Indonesian Political, Business & Finance News

Takeovers in Singapore

| Source: JP

Takeovers in Singapore

It is perhaps too early to view the flurry of company
acquisitions by Indonesian businessmen in Singapore over the last
few months as a major trend which may lead to significant capital
flight. The number of corporate takeovers has been relatively
small so far (only five), and the value of the acquisitions also
has been rather small in terms if international transactions.

The moves may have become an issue more because the targets of
takeovers, or takeover bids, were companies listed on the
Singapore stock exchange and the transactions were subject to
full disclosures. That, we think, is partly responsible for
generating the keen mass media attention to the transactions.

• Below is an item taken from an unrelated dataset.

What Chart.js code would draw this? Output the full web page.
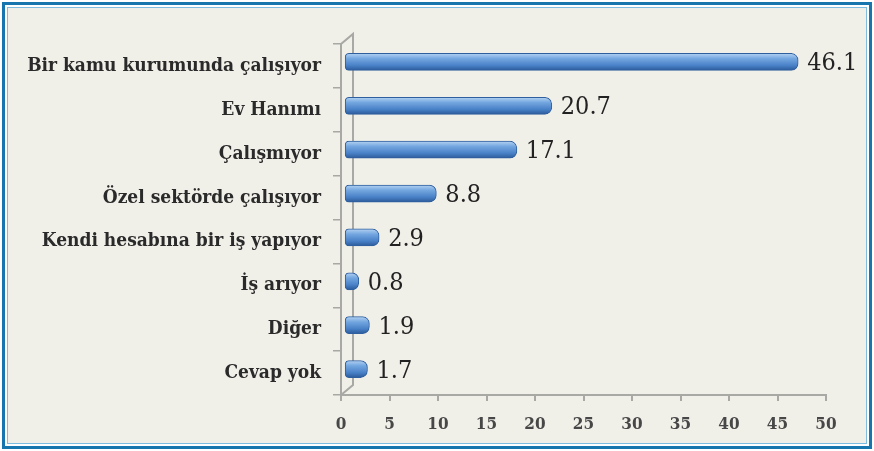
<!DOCTYPE html>
<html><head><meta charset="utf-8">
<script src="https://cdn.jsdelivr.net/npm/chart.js@4.4.0/dist/chart.umd.min.js"></script>
<style>html,body{margin:0;padding:0;background:#fff}#wrap{width:874px;height:451px;position:relative}</style>
</head><body><div id="wrap"><canvas id="c"></canvas></div>
<script>
const categories = ["Bir kamu kurumunda çalışıyor","Ev Hanımı","Çalışmıyor","Özel sektörde çalışıyor","Kendi hesabına bir iş yapıyor","İş arıyor","Diğer","Cevap yok"];
const values = [46.1, 20.7, 17.1, 8.8, 2.9, 0.8, 1.9, 1.7];
const valueLabels = ["46.1","20.7","17.1","8.8","2.9","0.8","1.9","1.7"];
const xTicks = [0,5,10,15,20,25,30,35,40,45,50];

const SERIF = "'DejaVu Serif Condensed','DejaVu Serif','Liberation Serif',serif";
const BX = 10, BY = -4, TH = 17;

const framePlugin = {
  id:'frame',
  beforeDraw(chart){
    const c = chart.ctx, W = chart.width, H = chart.height;
    c.save();
    c.fillStyle = '#ffffff'; c.fillRect(0,0,W,H);
    c.fillStyle = '#f0efe8'; c.fillRect(7,7,W-14,H-14);
    c.strokeStyle = '#1676ad'; c.lineWidth = 3;
    c.strokeRect(3.5,3.5,W-7,H-7);
    c.strokeStyle = '#7fbde0'; c.lineWidth = 1;
    c.strokeRect(7.5,7.5,W-15,H-15);
    c.restore();
  },
  beforeDatasetsDraw(chart){
    const c = chart.ctx, a = chart.chartArea;
    c.save();
    c.strokeStyle = '#a8a8a4'; c.lineWidth = 2;
    c.beginPath();
    c.moveTo(a.left, a.top); c.lineTo(a.left+12, a.top-10); c.lineTo(a.left+12, a.bottom-10); c.lineTo(a.left, a.bottom);
    c.stroke();
    c.restore();
    c.save();
    c.translate(BX, BY);
  },
  afterDatasetsDraw(chart){
    const c = chart.ctx;
    c.restore();
    c.save();
    c.fillStyle = '#222222';
    c.font = "25px " + SERIF;
    c.textBaseline = 'middle';
    const meta = chart.getDatasetMeta(0);
    meta.data.forEach((bar,i)=>{
      c.fillText(valueLabels[i], bar.x + BX + 9, bar.y + BY + 2);
    });
    c.restore();
  }
};

function barGrad(ctx){
  const chart = ctx.chart;
  const ys = chart.scales && chart.scales.y;
  if(ys === undefined || ctx.dataIndex === undefined) return '#4f8bd0';
  const y = ys.getPixelForValue(ctx.dataIndex);
  if(!isFinite(y)) return '#4f8bd0';
  const g = chart.ctx.createLinearGradient(0, y - TH/2, 0, y + TH/2);
  g.addColorStop(0, '#b4d2f2');
  g.addColorStop(0.3, '#74a7e0');
  g.addColorStop(0.7, '#4a82c8');
  g.addColorStop(1, '#2b5a9a');
  return g;
}

new Chart(document.getElementById('c'), {
  type:'bar',
  data:{ labels: categories, datasets:[{
    data: values,
    base: -0.6,
    clip: false,
    backgroundColor: barGrad,
    borderColor: '#2f5f9e',
    borderWidth: 1,
    borderSkipped: false,
    borderRadius: {topLeft:4,bottomLeft:4,topRight:7,bottomRight:7},
    barThickness: TH
  }]},
  options:{
    indexAxis:'y',
    responsive:true, maintainAspectRatio:false, animation:false,
    layout:{ padding:{ left:10, right:48, top:44, bottom:0 } },
    plugins:{ legend:{display:false}, tooltip:{enabled:false} },
    scales:{
      x:{
        min:0, max:50,
        afterBuildTicks(s){ s.ticks = xTicks.map(v=>({value:v})); },
        afterFit(s){ s.height = 56; },
        grid:{ drawOnChartArea:false, drawTicks:true, tickLength:6, color:'#a8a8a4', lineWidth:2 },
        border:{ display:true, color:'#a8a8a4', width:2 },
        ticks:{ color:'#474747', font:{ family:SERIF, size:17, weight:'bold' }, padding:13, maxRotation:0 }
      },
      y:{
        afterFit(s){ s.width = 331; },
        grid:{ drawOnChartArea:false, drawTicks:true, tickLength:8, color:'#a8a8a4', lineWidth:1.5, offset:true },
        border:{ display:true, color:'#a8a8a4', width:2 },
        ticks:{ color:'#2a2a2a', font:{ family:SERIF, size:19, weight:'bold' }, padding:12 }
      }
    }
  },
  plugins:[framePlugin]
});
</script></body></html>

The latest trend nonetheless requires a closer watch,
especially because it is happening amid the rising criticism by
the public in Indonesia of the steadily high pace of business
conglomeration by a few groups of businessmen. As it happens,
most of the acquisitions were made by businessmen, or
subsidiaries, of the largest business groups in Indonesia.

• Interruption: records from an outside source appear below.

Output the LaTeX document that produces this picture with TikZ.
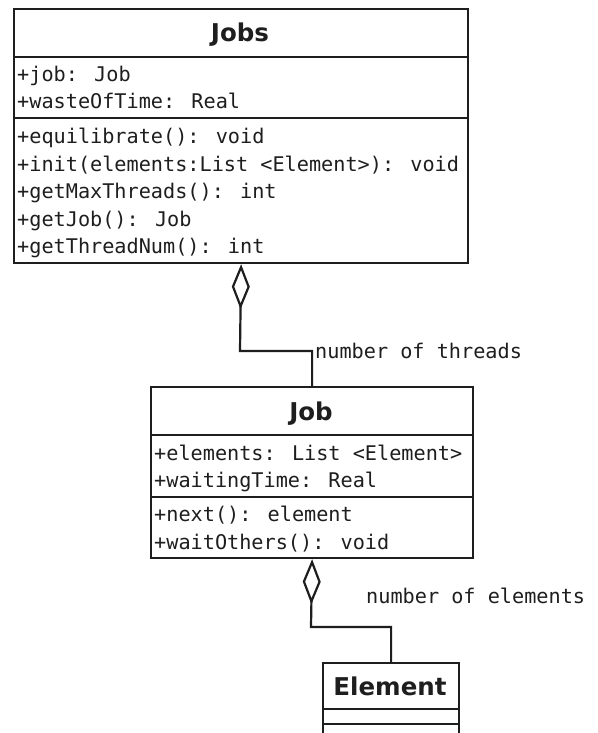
\documentclass[tikz,border=0pt]{standalone}
\usepackage{fontspec}
\setmainfont{DejaVu Sans}
\newfontfamily\monof{DejaVu Sans Mono}
\newfontfamily\boldf{DejaVu Sans}[BoldFont={DejaVu Sans Bold}]
\usetikzlibrary{arrows.meta}
\definecolor{ink}{HTML}{1E1E1E}
\tikzset{
  comp/.style={draw=ink, line width=2.2pt, rectangle, inner sep=0pt, anchor=north west},
  member/.style={anchor=base west, inner sep=0pt, text=ink, font=\monof\fontsize{20.2}{24}\selectfont},
  ctitle/.style={anchor=base, inner sep=0pt, text=ink, font=\boldf\bfseries\fontsize{24.5}{28}\selectfont},
  lbl/.style={anchor=base west, inner sep=0pt, text=ink, font=\monof\fontsize{20.2}{24}\selectfont},
  agg/.style={draw=ink, line width=2.2pt, -{Diamond[open, length=45pt, width=18pt, line width=2.2pt]}},
}
\begin{document}
\begin{tikzpicture}[x=1pt, y=-1pt]
\useasboundingbox (0,0) rectangle (597,733);
\fill[white] (0,0) rectangle (597,733);
\clip (0,0) rectangle (597,733);

% Jobs class
\node[comp, minimum width=454pt, minimum height=48pt] (jobsT) at (13,8) {};
\node[comp, minimum width=454pt, minimum height=61pt] (jobsA) at (13,56) {};
\node[comp, minimum width=454pt, minimum height=145pt] (jobsM) at (13,117) {};
\node[ctitle] (jobsN) at (240,42) {Jobs};
\node[member] (ja1) at (17,82) {+job: Job};
\node[member] (ja2) at (17,109) {+wasteOfTime: Real};
\node[member] (jm1) at (17,143.5) {+equilibrate(): void};
\node[member] (jm2) at (17,171) {+init(elements:List <Element>): void};
\node[member] (jm3) at (17,198.5) {+getMaxThreads(): int};
\node[member] (jm4) at (17,226) {+getJob(): Job};
\node[member] (jm5) at (17,253.5) {+getThreadNum(): int};

% Job class
\node[comp, minimum width=322pt, minimum height=48pt] (jobT) at (150,386) {};
\node[comp, minimum width=322pt, minimum height=62pt] (jobA) at (150,434) {};
\node[comp, minimum width=322pt, minimum height=61pt] (jobM) at (150,496) {};
\node[ctitle] (jobN) at (311,420.5) {Job};
\node[member] (jba1) at (154,460) {+elements: List <Element>};
\node[member] (jba2) at (154,487.5) {+waitingTime: Real};
\node[member] (jbm1) at (154,521.5) {+next(): element};
\node[member] (jbm2) at (154,549) {+waitOthers(): void};

% Element class
\node[comp, minimum width=136pt, minimum height=46pt] (elT) at (322,662) {};
\node[comp, minimum width=136pt, minimum height=15pt] (elA) at (322,708) {};
\node[comp, minimum width=136pt, minimum height=50pt] (elM) at (322,723) {};
\node[ctitle] (elN) at (390,695) {Element};

% connectors
\coordinate (b1) at (240,351);
\draw[agg] (jobT.north) |- (b1) -- (jobsM.south);
\node[lbl] (l1) at (315,358) {number of threads};

\coordinate (b2) at (311,627);
\draw[agg] (elT.north) |- (b2) -- (jobM.south);
\node[lbl] (l2) at (366,603) {number of elements};
\end{tikzpicture}
\end{document}
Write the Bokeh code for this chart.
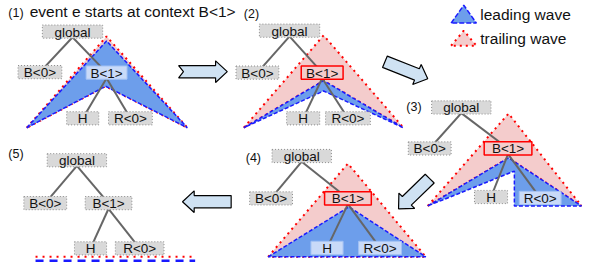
from bokeh.plotting import figure
from bokeh.models import Range1d
from bokeh.embed import file_html
from bokeh.resources import INLINE
from bokeh.core.properties import value
import math

FONT = value("Liberation Sans")

# ---------------- data ----------------
node_labels = ["global", "B<0>", "B<1>", "H", "R<0>"]
edges = [(0, 1), (0, 2), (2, 3), (2, 4)]

# per panel: centre x, centre y, width, style for each node
panel_cx = [
    [74, 40.5, 109, 84.5, 133.5],
    [297, 264, 330.5, 311, 357],
    [473.5, 441, 521.5, 504, 554.5],
    [309.5, 278, 357, 335.5, 390],
    [78.5, 46, 111, 92.5, 143],
]
panel_cy = [
    [33, 76, 76.5, 125, 125],
    [32, 76.5, 76.5, 125, 125],
    [113.5, 157, 157, 208.5, 209.5],
    [165, 210, 210, 262.5, 262.5],
    [169.5, 215, 215, 263, 263],
]
panel_w = [
    [62, 45, 42, 33, 45],
    [62, 44, 43, 34, 46],
    [61, 44, 49, 34, 43],
    [61, 44, 48, 33, 44],
    [61, 44, 48, 33, 50],
]
panel_style = [
    ["grey", "grey", "blue", "grey", "grey"],
    ["grey", "grey", "red", "grey", "grey"],
    ["grey", "grey", "red", "grey", "blue"],
    ["grey", "grey", "red", "blue", "blue"],
    ["grey", "grey", "grey", "grey", "grey"],
]
box_h = 14

# waves (polygons)
trailing_xs = [[27, 109, 192, 108], [250, 332, 414, 332], [439, 522, 597, 522], [275, 357, 437]]
trailing_ys = [[135, 38, 135, 91], [135, 37, 135, 85], [218, 120, 218, 167], [272, 173, 272]]
leading_xs = [[27, 109, 192, 108], [250, 332, 414, 332], [439, 522, 597, 528, 528], [275, 358, 437]]
leading_ys = [[135, 43, 135, 91], [135, 85, 135, 96], [218, 167, 218, 218, 181], [272, 219, 272]]
# panel 5: collapsed waves
flat_trailing = ([36, 200], [272, 272])
flat_leading = ([36, 200], [276.5, 276.5])

panel_titles = ["(1)", "(2)", "(3)", "(4)", "(5)"]
title_x = [8, 250, 417, 252, 8]
title_y = [13, 14, 113, 167, 163]
caption = "event e starts at context B<1>"

# arrows: tail (x, y), tip (x, y), notched tail
arrows = [
    (183, 75.5, 233, 75.5, 5),
    (395, 65, 439, 83, 0),
    (441, 189, 409, 221, 0),
    (237, 213.5, 187, 213.5, 0),
]

legend_labels = ["leading wave", "trailing wave"]

# ---------------- figure ----------------
p = figure(width=582, height=262, output_backend="svg", toolbar_location=None,
           x_range=Range1d(0, 598), y_range=Range1d(278, 0), min_border=0)
p.axis.visible = False
p.grid.visible = False
p.outline_line_color = None
p.background_fill_color = "white"

PINK = "#f4cccc"
BLUE = "#6d9eeb"
RED = "#ff0000"
DBLUE = "#1a1aff"
DOTS = "2 4"

# trailing waves
p.patches(trailing_xs, trailing_ys, fill_color=PINK, line_color=RED,
          line_dash=DOTS, line_width=2)
# leading waves
p.patches(leading_xs, leading_ys, fill_color=BLUE, line_color=DBLUE,
          line_dash="4 2", line_width=1.5)
p.line(flat_trailing[0], flat_trailing[1], line_color=RED, line_dash="2 5", line_width=2)
p.line(flat_leading[0], flat_leading[1], line_color=DBLUE, line_dash="8 6", line_width=3)

# tree edges
x0, y0, x1, y1 = [], [], [], []
for k in range(5):
    for a, b in edges:
        x0.append(panel_cx[k][a]); y0.append(panel_cy[k][a] + box_h / 2 - 1)
        x1.append(panel_cx[k][b]); y1.append(panel_cy[k][b])
p.segment(x0, y0, x1, y1, line_color="#666666", line_width=2)

# boxes
styles = {
    "grey": dict(fill_color="#d9d9d9", line_color="#8c8c8c", line_dash="1 2", line_width=1),
    "blue": dict(fill_color="#c9daf8", line_color="#a4c2f4", line_dash="solid", line_width=1),
    "red": dict(fill_color=PINK, line_color=RED, line_dash="solid", line_width=1.5),
}
for st, kw in styles.items():
    xs, ys, ws = [], [], []
    for k in range(5):
        for i in range(5):
            if panel_style[k][i] == st:
                xs.append(panel_cx[k][i]); ys.append(panel_cy[k][i]); ws.append(panel_w[k][i])
    if xs:
        p.rect(xs, ys, width=ws, height=box_h, **kw)

tx, ty, tt = [], [], []
for k in range(5):
    for i in range(5):
        tx.append(panel_cx[k][i]); ty.append(panel_cy[k][i] + 0.5); tt.append(node_labels[i])
p.text(tx, ty, text=tt, text_font=FONT, text_font_size="13.5px", text_align="center",
       text_baseline="middle", text_color="#111111")

# titles
p.text(title_x, title_y, text=panel_titles, text_font=FONT, text_font_size="12.5px",
       text_align="left", text_baseline="middle", text_color="#111111")
p.text([30], [12], text=[caption], text_font=FONT, text_font_size="15.5px",
       text_align="left", text_baseline="middle", text_color="#111111")

# arrows
def arrow_poly(tx_, ty_, hx, hy, notch, bw=6.5, hw=11.5, hl=12):
    L = math.hypot(hx - tx_, hy - ty_)
    ux, uy = (hx - tx_) / L, (hy - ty_) / L
    nx, ny = -uy, ux
    base = L - hl
    loc = [(0, -bw), (base, -bw), (base, -hw), (L, 0), (base, hw), (base, bw), (0, bw), (notch, 0)]
    return ([tx_ + a * ux + q * nx for a, q in loc], [ty_ + a * uy + q * ny for a, q in loc])

axs, ays = [], []
for a in arrows:
    xx, yy = arrow_poly(*a)
    axs.append(xx); ays.append(yy)
p.patches(axs, ays, fill_color="#cfe2f3", line_color="black", line_width=1.2)

# legend
p.patch([463, 476, 489], [24, 5, 24], fill_color=BLUE, line_color=DBLUE, line_width=1.5,
        line_dash="5 2")
p.patch([463, 476, 489], [48, 32, 48], fill_color=PINK, line_color=RED, line_width=2,
        line_dash=DOTS)
p.text([493, 493], [15, 40], text=legend_labels, text_font=FONT, text_font_size="15.5px",
       text_align="left", text_baseline="middle", text_color="#111111")

open("out.html", "w").write(file_html(p, INLINE))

Moreover, most of the acquisitions are not related to what the
government has encouraged Indonesian companies to undertake --
forming strategic marketing alliances to tap the international
market.

The higher pace of takeover transactions in the island
republic also is raising eyebrows because it is occurring amid
the controversy over the business expansions by conglomerates
which command more than 50 percent of the domestic market for
particular products.

Even though the controversy over the 50 percent market
dominance has provisionally been cleared away by some ministers,
resolution of the issue is pending clear-cut rulings. Minister of
Industry Tunky Ariwibowo said a government regulation on market
dominance and business expansion would be issued before the end
of this month.

Despite all the apparent coincidences, we tend to reckon that
the recent series of business acquisitions is part of normal
business expansion meant to take advantages of Singapore's well-
managed, strategic position as a regional base of operations.
After all, Singapore's financial and capital market is far more
advanced than Indonesia's and its bank interest rates are way
below those charged by banks in Indonesia.

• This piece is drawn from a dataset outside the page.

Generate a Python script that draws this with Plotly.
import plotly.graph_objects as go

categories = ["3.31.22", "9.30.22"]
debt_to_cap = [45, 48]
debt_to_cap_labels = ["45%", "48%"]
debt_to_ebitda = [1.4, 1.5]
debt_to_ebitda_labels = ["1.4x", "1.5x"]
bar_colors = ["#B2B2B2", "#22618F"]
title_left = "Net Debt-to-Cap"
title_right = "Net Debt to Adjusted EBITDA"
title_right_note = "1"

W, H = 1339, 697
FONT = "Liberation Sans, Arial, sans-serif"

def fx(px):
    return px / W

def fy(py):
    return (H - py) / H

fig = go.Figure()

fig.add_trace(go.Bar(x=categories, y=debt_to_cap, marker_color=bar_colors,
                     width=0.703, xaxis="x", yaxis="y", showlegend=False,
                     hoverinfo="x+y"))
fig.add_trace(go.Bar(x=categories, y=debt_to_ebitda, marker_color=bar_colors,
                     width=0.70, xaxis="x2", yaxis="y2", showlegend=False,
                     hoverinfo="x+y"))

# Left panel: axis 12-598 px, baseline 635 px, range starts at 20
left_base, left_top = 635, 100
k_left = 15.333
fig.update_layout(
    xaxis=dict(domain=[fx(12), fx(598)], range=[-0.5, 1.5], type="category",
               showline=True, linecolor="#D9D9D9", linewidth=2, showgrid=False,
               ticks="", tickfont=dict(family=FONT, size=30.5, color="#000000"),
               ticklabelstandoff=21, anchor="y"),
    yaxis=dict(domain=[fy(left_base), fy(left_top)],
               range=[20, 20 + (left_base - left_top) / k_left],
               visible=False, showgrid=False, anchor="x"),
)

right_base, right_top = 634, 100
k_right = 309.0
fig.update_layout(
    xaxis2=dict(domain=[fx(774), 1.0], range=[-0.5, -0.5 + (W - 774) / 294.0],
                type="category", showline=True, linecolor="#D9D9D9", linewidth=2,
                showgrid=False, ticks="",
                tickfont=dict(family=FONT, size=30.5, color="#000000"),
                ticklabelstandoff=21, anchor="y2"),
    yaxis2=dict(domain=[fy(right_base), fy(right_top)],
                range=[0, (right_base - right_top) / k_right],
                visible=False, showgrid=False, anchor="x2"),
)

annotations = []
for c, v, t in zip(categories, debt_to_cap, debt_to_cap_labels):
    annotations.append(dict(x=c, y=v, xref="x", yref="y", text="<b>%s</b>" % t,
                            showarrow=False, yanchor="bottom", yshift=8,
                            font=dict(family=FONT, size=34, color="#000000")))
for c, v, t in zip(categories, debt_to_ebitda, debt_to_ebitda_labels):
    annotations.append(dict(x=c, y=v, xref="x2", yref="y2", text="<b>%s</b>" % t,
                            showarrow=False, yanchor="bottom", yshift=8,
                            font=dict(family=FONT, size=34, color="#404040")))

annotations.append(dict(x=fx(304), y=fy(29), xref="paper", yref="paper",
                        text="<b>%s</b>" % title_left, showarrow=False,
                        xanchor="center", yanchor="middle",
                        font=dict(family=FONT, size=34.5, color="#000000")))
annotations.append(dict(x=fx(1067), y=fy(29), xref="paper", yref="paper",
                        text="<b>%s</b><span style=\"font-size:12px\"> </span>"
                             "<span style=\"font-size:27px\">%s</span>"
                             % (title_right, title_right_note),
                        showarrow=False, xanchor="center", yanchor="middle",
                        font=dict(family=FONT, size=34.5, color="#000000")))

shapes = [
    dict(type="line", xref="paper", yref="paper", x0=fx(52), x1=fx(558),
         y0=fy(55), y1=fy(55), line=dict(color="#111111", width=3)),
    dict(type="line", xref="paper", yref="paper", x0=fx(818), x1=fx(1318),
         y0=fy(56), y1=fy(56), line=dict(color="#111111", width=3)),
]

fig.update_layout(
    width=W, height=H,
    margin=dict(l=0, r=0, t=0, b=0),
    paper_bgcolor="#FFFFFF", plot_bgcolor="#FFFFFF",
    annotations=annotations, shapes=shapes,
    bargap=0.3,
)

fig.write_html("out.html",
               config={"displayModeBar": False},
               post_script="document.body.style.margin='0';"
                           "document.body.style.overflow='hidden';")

Though, as we noted earlier, the higher pace of Indonesian
expansion in Singapore has not yet reached the point of worrisome
capital flight, the trend makes it most imperative for the
government to deliver on its promise of a clear-cut regulation on
business expansion. Further delays may cause doubt, or even a
high degree of uncertainty, among businessmen intending to
implement new investment projects in the country.

The regulation, we think, should clearly define the parameters
to determining market dominance. Market dominance itself is not
bad as long as such a position is gained under fair, open market
competition. It is the possible abuse of market dominance that
should be addressed by the regulation.